### Stated task
Output nothing but the lines from the one with "Give me the" through the one with "from matplotlib.lines import Line2D", including both. Leave the pictures out of the copy.

### Data to process
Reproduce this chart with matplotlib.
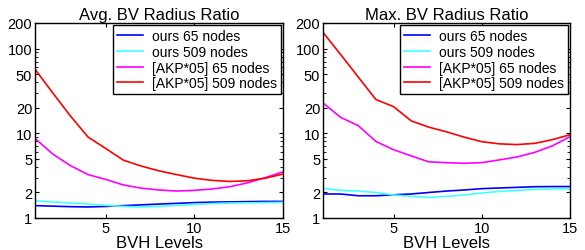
import matplotlib
matplotlib.use("Agg")
import matplotlib.pyplot as plt
from matplotlib.ticker import FixedLocator, FixedFormatter, LogLocator, NullFormatter

plt.rcParams['font.family'] = ['Liberation Sans', 'DejaVu Sans']

levels = list(range(1, 16))

# Avg. BV Radius Ratio
avg_ours65 = [1.40, 1.38, 1.36, 1.35, 1.37, 1.40, 1.43, 1.46, 1.49, 1.52, 1.54, 1.55, 1.56, 1.57, 1.57]
avg_ours509 = [1.59, 1.55, 1.50, 1.46, 1.41, 1.37, 1.35, 1.37, 1.41, 1.45, 1.48, 1.50, 1.51, 1.52, 1.53]
avg_akp65 = [8.7, 5.7, 4.15, 3.25, 2.85, 2.45, 2.25, 2.14, 2.08, 2.12, 2.2, 2.34, 2.6, 3.0, 3.5]
avg_akp509 = [57, 30, 16, 9.0, 6.6, 4.8, 4.1, 3.6, 3.25, 2.95, 2.78, 2.7, 2.75, 2.95, 3.3]

# Max. BV Radius Ratio
max_ours65 = [1.92, 1.92, 1.83, 1.83, 1.88, 1.92, 2.0, 2.08, 2.14, 2.22, 2.26, 2.30, 2.34, 2.35, 2.35]
max_ours509 = [2.24, 2.12, 2.08, 2.0, 1.87, 1.80, 1.75, 1.80, 1.87, 1.97, 2.06, 2.12, 2.18, 2.20, 2.20]
max_akp65 = [22.8, 15.4, 12.3, 8.0, 6.4, 5.4, 4.6, 4.5, 4.42, 4.5, 4.85, 5.25, 5.95, 7.1, 9.1]
max_akp509 = [155, 85, 46, 25, 20.6, 14, 11.8, 10.4, 9.0, 7.95, 7.5, 7.35, 7.6, 8.4, 9.6]

labels = ['ours 65 nodes', 'ours 509 nodes', '[AKP*05] 65 nodes', '[AKP*05] 509 nodes']
colors = ['#0000ff', '#44ffff', '#ff00ff', '#ff0000']
yticks = [1, 2, 5, 10, 20, 50, 100, 200]
ytick_labels = ['1', '2', '5', '10', '20', '50', '100', '200']
xticks = [5, 10, 15]

fig = plt.figure(figsize=(5.85, 2.51), dpi=100)
ax1 = fig.add_axes([35/585, 32/251, 248/585, 195/251])
ax2 = fig.add_axes([323/585, 32/251, 247/585, 195/251])

panels = [
    (ax1, 'Avg. BV Radius Ratio', [avg_ours65, avg_ours509, avg_akp65, avg_akp509]),
    (ax2, 'Max. BV Radius Ratio', [max_ours65, max_ours509, max_akp65, max_akp509]),
]

for ax, title, series in panels:
    for s, lab, c in zip(series, labels, colors):
        ax.plot(levels, s, color=c, lw=1.2, label=lab)
    ax.set_yscale('log')
    ax.set_xlim(1, 15)
    ax.set_ylim(1, 200)
    ax.yaxis.set_major_locator(FixedLocator(yticks))
    ax.yaxis.set_major_formatter(FixedFormatter(ytick_labels))
    ax.yaxis.set_minor_locator(LogLocator(base=10, subs=(1, 2, 3, 4, 5, 6, 7, 8, 9)))
    ax.yaxis.set_minor_formatter(NullFormatter())
    ax.set_xticks(xticks)
    ax.tick_params(direction='in', which='both', right=True, top=True, labelsize=10.5, pad=2)
    ax.tick_params(which='major', length=3)
    ax.tick_params(which='minor', length=2)
    ax.set_title(title, fontsize=12, pad=3)
    ax.set_xlabel('BVH Levels', fontsize=12, labelpad=0)
    for sp in ax.spines.values():
        sp.set_linewidth(1.0)
    leg = ax.legend(loc='upper right', fontsize=10, frameon=True, fancybox=False,
                    edgecolor='black', framealpha=1, labelspacing=0.12,
                    handlelength=1.9, handletextpad=0.6, borderpad=0.3,
                    borderaxespad=0.15)
    leg.get_frame().set_linewidth(1.0)

fig.savefig('out.png', dpi=100)
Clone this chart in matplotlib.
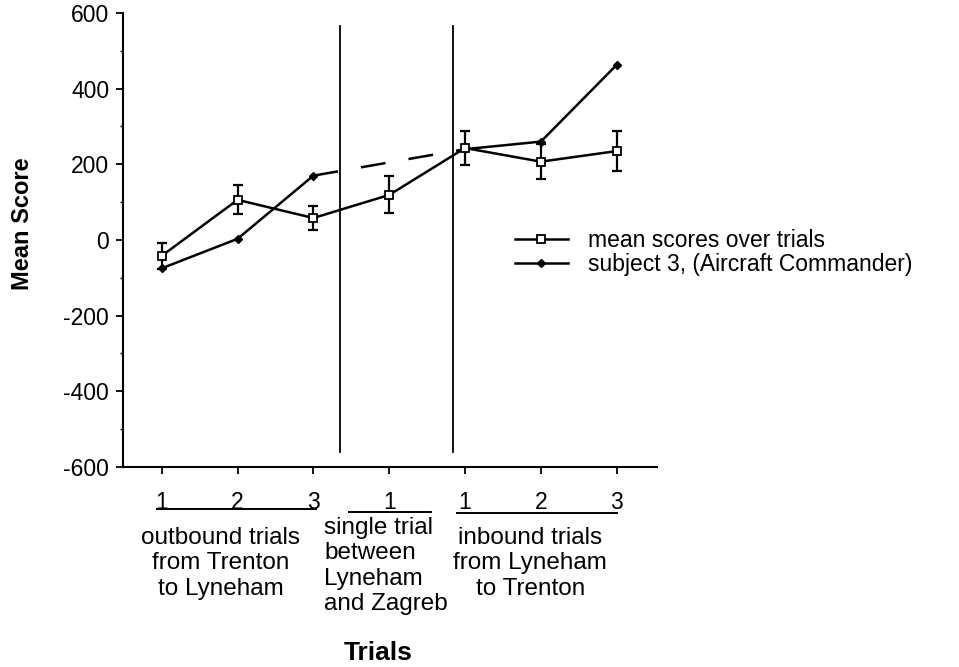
import numpy as np
import matplotlib as mpl
import matplotlib.pyplot as plt
import matplotlib.transforms as mtransforms

mpl.use("agg")
plt.rcParams["font.family"] = ["Liberation Sans", "DejaVu Sans"]
plt.rcParams["axes.unicode_minus"] = False

# data
trial = np.arange(1, 8)
tick_labels = ["1", "2", "3", "1", "1", "2", "3"]
mean_score = [-42, 106, 58, 119, 243, 207, 235]
mean_err = [35, 38, 31, 49, 46, 46, 54]
subject3 = [-75, 3, 170, np.nan, 240, 260, 463]
groups = [(1, 3), (4, 4), (5, 7)]
group_text = [
    "outbound trials\nfrom Trenton\nto Lyneham",
    "single trial\nbetween\nLyneham\nand Zagreb",
    "inbound trials\nfrom Lyneham\nto Trenton",
]
dividers = [3.35, 4.84]

fig = plt.figure(figsize=(9.59, 6.67), dpi=100)
ax = fig.add_axes([0.1283, 0.3, 0.5567, 0.6805])

LW = 1.8
# mean scores with error bars
ax.errorbar(trial, mean_score, yerr=mean_err, fmt="none", ecolor="black",
            capsize=3.5, elinewidth=1.6, capthick=1.6, zorder=3)
h_mean, = ax.plot(trial, mean_score, color="black", lw=LW, marker="s", ms=5.5,
                  mfc="white", mec="black", mew=1.3, zorder=4,
                  label="mean scores over trials")

# subject 3, gap at trial 4 bridged by a dashed line
s = np.array(subject3, dtype=float)
h_subj, = ax.plot(trial, s, color="black", lw=LW, marker="D", ms=4.5,
                  label="subject 3, (Aircraft Commander)", zorder=3)
gap = np.where(np.isnan(s))[0]
for g in gap:
    ax.plot([trial[g - 1], trial[g + 1]], [s[g - 1], s[g + 1]],
            color="black", lw=LW, dashes=[10, 9.3], zorder=2)

for d in dividers:
    ax.plot([d, d], [565, -560], color="black", lw=1.3, zorder=2)

ax.set_xlim(0.49, 7.53)
ax.set_ylim(-600, 600)
ax.set_yticks(np.arange(-600, 601, 200))
ax.set_yticks(np.arange(-600, 601, 100), minor=True)
ax.set_xticks(trial)
ax.set_xticklabels(tick_labels)
ax.tick_params(axis="both", labelsize=16.5, width=1.3, length=5, direction="out")
ax.tick_params(axis="x", pad=12.5)
ax.tick_params(axis="y", pad=5)
ax.tick_params(axis="y", which="minor", length=2.5, width=1)

for side in ["top", "right"]:
    ax.spines[side].set_visible(False)
for side in ["left", "bottom"]:
    ax.spines[side].set_linewidth(1.5)

# group underlines and labels below the axis
trans = mtransforms.blended_transform_factory(ax.transData, ax.transAxes)
under = [(-0.06, 0.04, -0.092), (-0.53, 0.55, -0.099), (-0.10, 0.01, -0.101)]
for (a, b), (l, r, yy) in zip(groups, under):
    ax.plot([a + l, b + r], [yy, yy], color="black", lw=1.4,
            transform=trans, clip_on=False)

ax.text(1.78, -0.132, group_text[0], transform=trans, ha="center", va="top",
        fontsize=17.5, linespacing=1.2)
ax.text(3.14, -0.11, group_text[1], transform=trans, ha="left", va="top",
        fontsize=17.5, linespacing=1.2)
ax.text(5.86, -0.132, group_text[2], transform=trans, ha="center", va="top",
        fontsize=17.5, linespacing=1.2)

fig.text(0.023, 0.665, "Mean Score", fontsize=17, fontweight="bold",
         rotation=90, ha="center", va="center")
fig.text(0.394, 0.0105, "Trials", fontsize=19, fontweight="bold",
         ha="center", va="baseline")

ax.legend(handles=[h_mean, h_subj], loc="center left",
          bbox_to_anchor=(0.537, 0.6214), bbox_transform=fig.transFigure,
          frameon=False, fontsize=16.5, borderpad=0, borderaxespad=0,
          handlelength=2.3, handletextpad=0.9, labelspacing=0.05)

plt.savefig("out.png", dpi=100)
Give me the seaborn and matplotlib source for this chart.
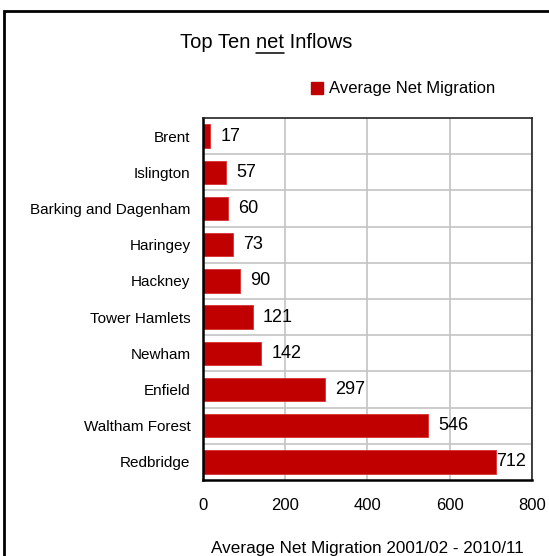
import matplotlib
matplotlib.use("Agg")
import matplotlib.pyplot as plt
import seaborn as sns
import pandas as pd
from matplotlib.patches import Rectangle, Patch
from matplotlib.lines import Line2D

boroughs = ["Brent", "Islington", "Barking and Dagenham", "Haringey", "Hackney",
            "Tower Hamlets", "Newham", "Enfield", "Waltham Forest", "Redbridge"]
net_migration = [17, 57, 60, 73, 90, 121, 142, 297, 546, 712]
x_ticks = [0, 200, 400, 600, 800]

df = pd.DataFrame({"Borough": boroughs, "Average Net Migration": net_migration})

sns.set_theme(style="white")
plt.rcParams['font.family'] = ['Liberation Sans', 'DejaVu Sans']
plt.rcParams['text.color'] = 'black'
plt.rcParams['axes.labelcolor'] = 'black'
plt.rcParams['xtick.color'] = 'black'
plt.rcParams['ytick.color'] = 'black'

fig = plt.figure(figsize=(5.49, 5.56), dpi=100)
W, H = 549, 556
ax = fig.add_axes([203 / W, 1 - 480 / H, (532 - 203) / W, (480 - 118) / H])

bar_color = "#C00000"
sns.barplot(data=df, y="Borough", x="Average Net Migration", orient="h",
            color=bar_color, width=0.65, ax=ax, saturation=1,
            edgecolor="#D83030", linewidth=0.6)

ax.set_xlim(0, 800)
ax.set_ylim(len(boroughs) - 0.5, -0.5)
ax.set_xticks(x_ticks)
ax.set_xticklabels([str(t) for t in x_ticks], fontsize=12)
ax.tick_params(axis="x", direction="out", length=5, width=1, color="black", pad=8)
ax.set_yticks(range(len(boroughs)))
ax.set_yticklabels(boroughs, fontsize=11)
ax.tick_params(axis="y", length=0, pad=9)
ax.set_yticks([i + 0.5 for i in range(len(boroughs) - 1)], minor=True)
ax.tick_params(axis="y", which="minor", length=0)
ax.grid(axis="x", which="major", color="#C4C4C4", linewidth=1.2)
ax.grid(axis="y", which="minor", color="#C4C4C4", linewidth=1.2)
ax.grid(axis="y", which="major", visible=False)
ax.set_axisbelow(True)
ax.set_ylabel("")
ax.set_xlabel("Average Net Migration 2001/02 - 2010/11", fontsize=12.3, labelpad=20)

for side in ["left", "bottom"]:
    ax.spines[side].set_color("black")
    ax.spines[side].set_linewidth(1.8)
for side in ["top", "right"]:
    ax.spines[side].set_color("#222222")
    ax.spines[side].set_linewidth(1.2)

for i, v in enumerate(net_migration):
    xl = min(v + 25, 712)
    ax.text(xl, i, str(v), ha="left", va="center", fontsize=13)

# Title with underlined "net"
title_fs = 14.5
tx, ty = 266 / W, 1 - 43 / H
title = fig.text(tx, ty, "Top Ten net Inflows", ha="center", va="center", fontsize=title_fs)
renderer = fig.canvas.get_renderer()

def text_width(s):
    t = fig.text(0, 0, s, fontsize=title_fs)
    w = t.get_window_extent(renderer).width
    t.remove()
    return w

full_w = text_width("Top Ten net Inflows")
pre_w = text_width("Top Ten n") - text_width("n")
net_w = text_width("net")
x0_px = tx * W - full_w / 2 + pre_w
y_px = (1 - 53 / H) * H
fig.add_artist(Line2D([x0_px / W, (x0_px + net_w) / W], [y_px / H, y_px / H],
                      transform=fig.transFigure, color="black", linewidth=1.1))

handles = [Patch(facecolor=bar_color, edgecolor=bar_color, label="Average Net Migration")]
fig.legend(handles=handles, loc="center left", bbox_to_anchor=(311 / W, 1 - 89 / H),
           frameon=False, fontsize=12, handlelength=0.7, handleheight=0.7,
           handletextpad=0.4, borderpad=0, borderaxespad=0)

fig.patches.append(Rectangle((4 / W, -0.1), 1.2, 1 - 11 / H + 0.1,
                             transform=fig.transFigure, fill=False,
                             edgecolor="black", linewidth=2))

fig.savefig("out.png", dpi=100)
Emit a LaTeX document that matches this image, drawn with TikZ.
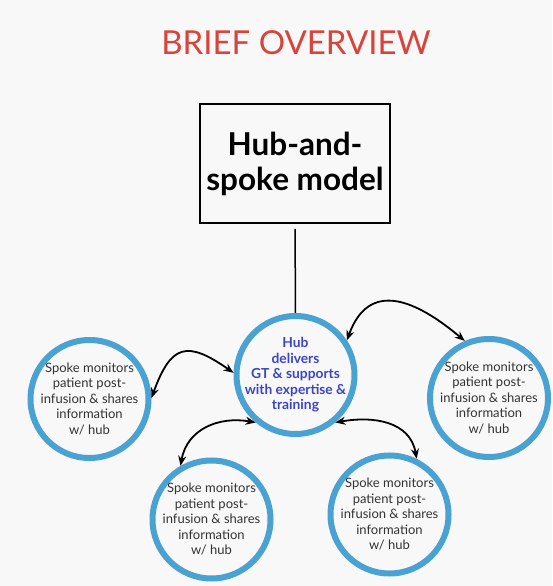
\documentclass[tikz,border=0pt]{standalone}
\usepackage{fontspec}
\setmainfont{Lato}
\usepackage{tikz}
\usetikzlibrary{positioning,arrows.meta}
\definecolor{paper}{HTML}{F8F8F8}
\definecolor{brick}{HTML}{D8443B}
\definecolor{ring}{HTML}{4AA2D2}
\definecolor{indigo}{HTML}{3C45C6}
\definecolor{graphite}{HTML}{333333}

\begin{document}
\begin{tikzpicture}[x=1pt,y=1pt,
  spoke/.style={circle,draw=ring,line width=6pt,minimum size=118pt,inner sep=-14pt,
    align=center,text=graphite,font=\fontsize{13}{15.5}\selectfont},
  hubnode/.style={spoke,text=indigo,font=\bfseries\fontsize{13.8}{15.5}\selectfont},
  link/.style={{Stealth[length=10pt,width=8pt]}-{Stealth[length=10pt,width=8pt]},line width=1.8pt}]
  % page
  \fill[paper] (0,0) rectangle (552,586);
  \useasboundingbox (0,0) rectangle (552,586);

  \node[text=brick,font=\fontsize{33}{38}\selectfont] (title) at (296,543) {BRIEF OVERVIEW};
  \node[draw,line width=2pt,minimum width=190pt,minimum height=119pt,align=center,
        font=\bfseries\fontsize{31.5}{35}\selectfont] (model) at (295,422.5) {Hub-and-\\spoke model};

  \node[hubnode] (hub) at (295.5,211) {Hub\\delivers\\GT \& supports\\with expertise \&\\training};

  \foreach \name/\x/\y in {spokeL/89.5/187, spokeR/489/188, spokeBL/211.5/66.5, spokeBR/389.5/71.5}
    \node[spoke] (\name) at (\x,\y) {Spoke monitors\\patient post-\\infusion \& shares\\information\\w/ hub};

  \draw[line width=1.5pt,shorten <=5pt] (model) -- (hub);

  % hub <-> spokes
  \draw[link] (spokeL.1) to[out=70,in=145,looseness=1.7] (hub.178);
  \draw[link] (hub.34) to[out=70,in=140,looseness=1.4] (spokeR.113);
  \draw[link] (hub.230) to[out=170,in=80,looseness=1.1] (spokeBL.120);
  \draw[link] (hub.310) to[out=10,in=100,looseness=1.1] (spokeBR.64);
\end{tikzpicture}
\end{document}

### Written response
Give me the seaborn and matplotlib source for this chart.
import matplotlib
matplotlib.use("Agg")
import matplotlib.pyplot as plt
import seaborn as sns
import pandas as pd
from matplotlib.patches import Rectangle, Patch
from matplotlib.lines import Line2D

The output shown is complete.